Leading digital currency exchange Binance has just announced the launch of the next phase of its lending product services. This fifth update to the recently-launched scheme offered by the popular trading platform focuses on privacy coins.
The Binance Lending service is offering contracts for anonymity-focused crypto assets Monero (XMR), Zcash (ZEC), and DASH. The service allows users of the exchange platform to loan use of the crypto assets, earning them interest for doing so.
Each of the three newly-included assets features a 14-day lending term with an annualized interest rate of 3.5 percent. The subscription period for contracts will run between September 20 and September 21.
Binance launched its lending service on August 28 with the offer of 15 percent annualized interest for its own coin, along with 10 and 7 percent on US Dollar Tether and Ethereum Classic. Phase two, three, and four saw additional lending contracts offered for the following assets: USDT, ETC, ADA, ETH, BTC, BNB, USDT, BTC, LTC, XRP, and USDC.
Changpeng Zhao, the CEO of Binance, announced the launch of the privacy coin-focused lending product earlier today via Twitter with a poignant question:
Do you think privacy is a fundamental right? https://t.co/TZaVT5Uis4
— CZ Binance (@cz_binance) September 17, 2019
Most respondents stated that they did indeed believe privacy to be a fundamental right. Of course, many also used the opportunity to harangue Zhao about listing or including their favorite anonymity-focused project on the exchange or as part of the lending service.
Are Privacy Coins the Way to Go?
In other privacy coin news, various cryptocurrency exchanges have been delisting privacy coins from their offerings.

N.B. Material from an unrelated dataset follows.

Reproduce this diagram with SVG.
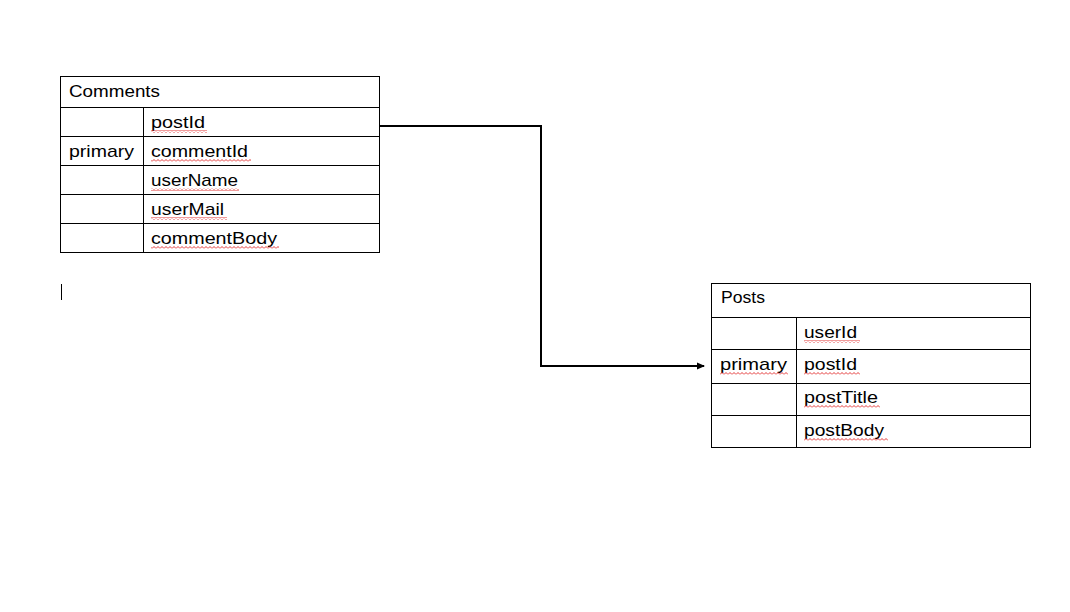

Last month, Coinbase UK delisted Zcash and just two days ago, Korean exchange OKEx announced that regulatory pressure had encouraged it to stop providing trading for the Monero, Zcash, and Horizon cryptocurrencies.
These exchange delistings follow the US Treasury Secretary Steven Mnuchin stating directly that “untraceable cryptocurrencies” proved a risk to national security. Without mentioning specific assets explicitly, he argued that anonymous digital currencies could be used to finance terrorism whilst giving opinions on Facebook’s digital currency project, Libra, in July.
What do you think the future holds for privacy-focused cryptocurrencies? Do you envisage a further crackdown from exchanges and regulators?